**Problem statement:**
Please output the data below exactly as given, starting at its first line and stopping after the line that contains "const botYTicks = [360,365,370,375,380,385,390,395,400,405];".

^^^^^^^^

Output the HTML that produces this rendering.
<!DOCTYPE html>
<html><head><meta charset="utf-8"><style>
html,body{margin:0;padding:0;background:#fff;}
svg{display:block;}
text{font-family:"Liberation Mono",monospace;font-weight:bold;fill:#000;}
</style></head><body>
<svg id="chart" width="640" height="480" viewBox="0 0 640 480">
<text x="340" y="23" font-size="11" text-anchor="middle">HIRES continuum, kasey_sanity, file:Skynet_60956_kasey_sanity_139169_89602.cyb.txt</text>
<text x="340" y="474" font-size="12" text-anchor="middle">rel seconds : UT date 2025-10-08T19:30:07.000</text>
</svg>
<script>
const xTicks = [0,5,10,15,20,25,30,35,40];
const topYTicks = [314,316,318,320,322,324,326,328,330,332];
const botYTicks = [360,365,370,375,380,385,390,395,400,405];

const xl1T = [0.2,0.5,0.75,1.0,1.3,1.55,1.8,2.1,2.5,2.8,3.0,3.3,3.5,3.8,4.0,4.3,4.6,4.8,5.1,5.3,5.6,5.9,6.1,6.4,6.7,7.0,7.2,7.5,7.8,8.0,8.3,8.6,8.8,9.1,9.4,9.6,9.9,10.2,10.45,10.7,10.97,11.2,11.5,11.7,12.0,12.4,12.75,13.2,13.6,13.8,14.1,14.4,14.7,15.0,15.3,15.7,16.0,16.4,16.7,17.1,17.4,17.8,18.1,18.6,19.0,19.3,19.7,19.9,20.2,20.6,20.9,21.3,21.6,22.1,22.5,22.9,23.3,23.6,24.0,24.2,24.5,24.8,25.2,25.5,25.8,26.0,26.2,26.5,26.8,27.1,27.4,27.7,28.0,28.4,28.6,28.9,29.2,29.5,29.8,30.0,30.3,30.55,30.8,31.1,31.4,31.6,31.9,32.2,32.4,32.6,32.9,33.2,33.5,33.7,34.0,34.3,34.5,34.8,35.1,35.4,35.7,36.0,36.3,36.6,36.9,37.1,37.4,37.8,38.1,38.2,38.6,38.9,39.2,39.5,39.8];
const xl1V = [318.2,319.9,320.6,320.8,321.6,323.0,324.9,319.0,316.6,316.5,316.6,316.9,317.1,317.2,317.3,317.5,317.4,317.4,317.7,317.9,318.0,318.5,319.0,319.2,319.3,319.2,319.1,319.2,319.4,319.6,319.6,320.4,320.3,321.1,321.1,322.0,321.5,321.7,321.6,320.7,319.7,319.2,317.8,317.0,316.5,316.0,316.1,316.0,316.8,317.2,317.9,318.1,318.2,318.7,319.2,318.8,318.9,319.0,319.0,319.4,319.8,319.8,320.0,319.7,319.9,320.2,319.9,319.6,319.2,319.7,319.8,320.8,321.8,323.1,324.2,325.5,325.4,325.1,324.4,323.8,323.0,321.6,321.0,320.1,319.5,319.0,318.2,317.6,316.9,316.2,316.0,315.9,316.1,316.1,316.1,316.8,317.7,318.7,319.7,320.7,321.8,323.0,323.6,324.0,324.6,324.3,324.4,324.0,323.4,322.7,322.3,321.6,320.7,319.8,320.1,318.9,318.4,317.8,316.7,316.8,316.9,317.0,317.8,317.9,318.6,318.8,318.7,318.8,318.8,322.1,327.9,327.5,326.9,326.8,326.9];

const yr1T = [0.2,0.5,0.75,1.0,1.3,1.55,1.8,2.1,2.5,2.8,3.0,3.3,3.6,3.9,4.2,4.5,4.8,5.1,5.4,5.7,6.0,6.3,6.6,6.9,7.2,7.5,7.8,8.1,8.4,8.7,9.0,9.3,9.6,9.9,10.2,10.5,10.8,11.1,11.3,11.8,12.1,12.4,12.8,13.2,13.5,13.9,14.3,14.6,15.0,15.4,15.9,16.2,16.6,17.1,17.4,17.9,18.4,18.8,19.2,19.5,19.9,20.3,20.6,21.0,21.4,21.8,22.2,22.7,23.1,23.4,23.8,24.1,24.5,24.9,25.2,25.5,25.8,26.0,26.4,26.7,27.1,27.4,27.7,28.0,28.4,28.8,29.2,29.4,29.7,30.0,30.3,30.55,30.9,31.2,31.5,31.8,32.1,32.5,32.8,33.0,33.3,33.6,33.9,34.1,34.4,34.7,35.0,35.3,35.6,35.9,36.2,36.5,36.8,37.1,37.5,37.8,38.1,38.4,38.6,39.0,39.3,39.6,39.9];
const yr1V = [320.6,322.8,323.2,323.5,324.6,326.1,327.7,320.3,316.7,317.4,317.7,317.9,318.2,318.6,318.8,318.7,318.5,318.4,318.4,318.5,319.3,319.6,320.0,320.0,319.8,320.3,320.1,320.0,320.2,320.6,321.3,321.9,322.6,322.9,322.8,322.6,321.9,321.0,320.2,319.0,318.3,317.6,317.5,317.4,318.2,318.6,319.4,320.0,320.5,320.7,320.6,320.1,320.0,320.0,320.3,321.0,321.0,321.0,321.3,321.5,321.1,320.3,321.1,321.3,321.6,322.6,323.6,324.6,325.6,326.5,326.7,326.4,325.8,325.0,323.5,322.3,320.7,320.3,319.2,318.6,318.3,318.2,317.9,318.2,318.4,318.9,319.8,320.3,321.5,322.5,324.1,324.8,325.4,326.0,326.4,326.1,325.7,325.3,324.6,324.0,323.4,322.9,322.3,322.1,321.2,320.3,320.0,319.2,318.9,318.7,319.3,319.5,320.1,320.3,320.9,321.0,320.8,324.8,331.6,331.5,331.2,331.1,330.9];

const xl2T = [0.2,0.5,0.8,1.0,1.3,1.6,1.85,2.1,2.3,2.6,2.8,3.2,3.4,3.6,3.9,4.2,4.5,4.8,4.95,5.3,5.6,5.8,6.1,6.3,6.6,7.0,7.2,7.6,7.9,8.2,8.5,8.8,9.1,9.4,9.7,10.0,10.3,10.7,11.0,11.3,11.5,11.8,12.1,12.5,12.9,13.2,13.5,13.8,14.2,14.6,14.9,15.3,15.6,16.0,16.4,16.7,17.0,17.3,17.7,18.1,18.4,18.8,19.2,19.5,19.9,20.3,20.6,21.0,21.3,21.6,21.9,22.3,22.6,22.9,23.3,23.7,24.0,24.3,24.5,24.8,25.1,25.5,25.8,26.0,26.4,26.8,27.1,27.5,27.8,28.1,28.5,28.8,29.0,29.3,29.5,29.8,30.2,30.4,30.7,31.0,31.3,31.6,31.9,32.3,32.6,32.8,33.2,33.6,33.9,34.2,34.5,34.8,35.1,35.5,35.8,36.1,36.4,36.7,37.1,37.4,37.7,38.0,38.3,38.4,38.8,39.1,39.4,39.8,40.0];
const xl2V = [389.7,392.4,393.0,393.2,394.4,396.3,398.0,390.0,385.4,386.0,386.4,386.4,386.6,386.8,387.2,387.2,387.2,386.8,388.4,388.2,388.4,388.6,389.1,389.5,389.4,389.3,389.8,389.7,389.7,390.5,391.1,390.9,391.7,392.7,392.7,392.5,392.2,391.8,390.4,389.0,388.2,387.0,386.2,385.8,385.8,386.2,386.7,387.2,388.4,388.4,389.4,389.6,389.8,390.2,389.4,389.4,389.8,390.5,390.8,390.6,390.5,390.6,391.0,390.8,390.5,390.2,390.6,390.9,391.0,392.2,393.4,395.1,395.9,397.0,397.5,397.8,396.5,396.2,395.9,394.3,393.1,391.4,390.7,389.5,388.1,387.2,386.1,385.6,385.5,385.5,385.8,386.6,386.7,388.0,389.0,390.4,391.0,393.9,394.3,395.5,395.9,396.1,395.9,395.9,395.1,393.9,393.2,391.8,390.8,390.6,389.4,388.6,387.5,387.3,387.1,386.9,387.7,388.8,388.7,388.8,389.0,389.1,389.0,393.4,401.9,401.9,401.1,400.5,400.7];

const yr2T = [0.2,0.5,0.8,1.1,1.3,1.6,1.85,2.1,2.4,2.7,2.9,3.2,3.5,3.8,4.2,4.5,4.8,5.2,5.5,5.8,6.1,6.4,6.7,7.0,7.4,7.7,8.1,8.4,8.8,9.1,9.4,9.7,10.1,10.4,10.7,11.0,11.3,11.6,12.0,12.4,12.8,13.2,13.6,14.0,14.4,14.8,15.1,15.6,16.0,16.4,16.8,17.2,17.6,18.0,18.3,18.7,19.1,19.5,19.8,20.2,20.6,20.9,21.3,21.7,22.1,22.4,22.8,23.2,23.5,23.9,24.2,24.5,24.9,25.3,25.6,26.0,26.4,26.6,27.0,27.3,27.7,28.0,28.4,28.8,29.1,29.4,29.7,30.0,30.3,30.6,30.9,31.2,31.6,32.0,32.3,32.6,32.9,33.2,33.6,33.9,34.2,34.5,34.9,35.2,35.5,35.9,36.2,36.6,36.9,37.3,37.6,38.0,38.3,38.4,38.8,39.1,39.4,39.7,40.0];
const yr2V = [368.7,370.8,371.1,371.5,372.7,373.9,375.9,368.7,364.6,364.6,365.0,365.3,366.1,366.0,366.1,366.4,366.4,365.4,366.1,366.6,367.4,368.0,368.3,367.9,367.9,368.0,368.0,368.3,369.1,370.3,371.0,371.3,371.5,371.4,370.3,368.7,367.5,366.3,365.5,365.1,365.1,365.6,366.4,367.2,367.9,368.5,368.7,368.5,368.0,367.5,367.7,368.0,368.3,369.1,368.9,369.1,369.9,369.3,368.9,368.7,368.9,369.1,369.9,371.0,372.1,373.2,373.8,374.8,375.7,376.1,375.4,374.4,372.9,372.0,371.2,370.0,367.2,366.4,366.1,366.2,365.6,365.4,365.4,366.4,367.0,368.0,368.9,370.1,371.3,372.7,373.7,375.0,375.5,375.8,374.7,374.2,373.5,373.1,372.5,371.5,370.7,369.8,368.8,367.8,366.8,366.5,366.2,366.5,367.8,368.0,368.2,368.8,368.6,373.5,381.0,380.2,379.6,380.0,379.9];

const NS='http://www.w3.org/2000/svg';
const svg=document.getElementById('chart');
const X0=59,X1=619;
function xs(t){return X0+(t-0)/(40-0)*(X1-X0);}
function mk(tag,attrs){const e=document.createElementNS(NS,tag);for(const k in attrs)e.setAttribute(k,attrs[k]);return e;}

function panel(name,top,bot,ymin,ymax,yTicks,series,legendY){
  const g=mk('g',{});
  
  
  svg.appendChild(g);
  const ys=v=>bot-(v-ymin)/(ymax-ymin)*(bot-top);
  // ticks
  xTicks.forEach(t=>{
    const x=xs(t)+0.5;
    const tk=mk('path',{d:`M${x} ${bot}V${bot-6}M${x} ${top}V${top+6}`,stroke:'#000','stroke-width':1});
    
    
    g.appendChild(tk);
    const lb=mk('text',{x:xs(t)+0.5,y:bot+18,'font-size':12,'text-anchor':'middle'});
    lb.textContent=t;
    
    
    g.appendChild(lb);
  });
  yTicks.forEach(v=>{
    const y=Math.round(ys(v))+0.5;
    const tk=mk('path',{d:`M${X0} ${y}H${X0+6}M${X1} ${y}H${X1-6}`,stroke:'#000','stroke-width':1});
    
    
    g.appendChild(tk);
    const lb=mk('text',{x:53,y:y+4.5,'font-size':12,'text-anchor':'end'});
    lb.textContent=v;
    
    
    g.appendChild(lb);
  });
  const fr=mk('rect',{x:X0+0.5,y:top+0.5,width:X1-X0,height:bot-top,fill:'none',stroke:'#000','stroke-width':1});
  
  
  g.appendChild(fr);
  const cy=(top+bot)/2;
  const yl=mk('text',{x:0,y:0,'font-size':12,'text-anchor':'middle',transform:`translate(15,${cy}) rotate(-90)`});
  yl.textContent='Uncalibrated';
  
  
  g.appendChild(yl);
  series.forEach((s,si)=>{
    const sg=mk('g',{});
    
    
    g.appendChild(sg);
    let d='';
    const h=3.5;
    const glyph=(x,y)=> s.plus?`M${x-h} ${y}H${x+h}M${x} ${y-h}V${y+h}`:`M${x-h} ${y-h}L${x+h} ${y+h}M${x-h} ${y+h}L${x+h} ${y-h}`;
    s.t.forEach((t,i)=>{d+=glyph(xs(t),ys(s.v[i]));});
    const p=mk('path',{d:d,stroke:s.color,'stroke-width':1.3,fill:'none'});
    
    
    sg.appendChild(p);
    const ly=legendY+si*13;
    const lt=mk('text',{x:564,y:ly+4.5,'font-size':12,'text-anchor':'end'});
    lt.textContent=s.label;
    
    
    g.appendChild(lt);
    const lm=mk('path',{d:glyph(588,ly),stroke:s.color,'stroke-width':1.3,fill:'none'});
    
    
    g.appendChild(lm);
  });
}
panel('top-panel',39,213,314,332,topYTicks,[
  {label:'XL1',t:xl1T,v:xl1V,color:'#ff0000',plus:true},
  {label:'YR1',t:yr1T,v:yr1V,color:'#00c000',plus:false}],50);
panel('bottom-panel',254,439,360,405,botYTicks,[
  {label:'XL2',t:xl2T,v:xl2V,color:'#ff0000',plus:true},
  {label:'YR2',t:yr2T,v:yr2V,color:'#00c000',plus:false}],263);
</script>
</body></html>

^^^^^^^^

**Reply to the exercise:**
Output the HTML that produces this rendering.
<!DOCTYPE html>
<html><head><meta charset="utf-8"><style>
html,body{margin:0;padding:0;background:#fff;}
svg{display:block;}
text{font-family:"Liberation Mono",monospace;font-weight:bold;fill:#000;}
</style></head><body>
<svg id="chart" width="640" height="480" viewBox="0 0 640 480">
<text x="340" y="23" font-size="11" text-anchor="middle">HIRES continuum, kasey_sanity, file:Skynet_60956_kasey_sanity_139169_89602.cyb.txt</text>
<text x="340" y="474" font-size="12" text-anchor="middle">rel seconds : UT date 2025-10-08T19:30:07.000</text>
</svg>
<script>
const xTicks = [0,5,10,15,20,25,30,35,40];
const topYTicks = [314,316,318,320,322,324,326,328,330,332];
const botYTicks = [360,365,370,375,380,385,390,395,400,405];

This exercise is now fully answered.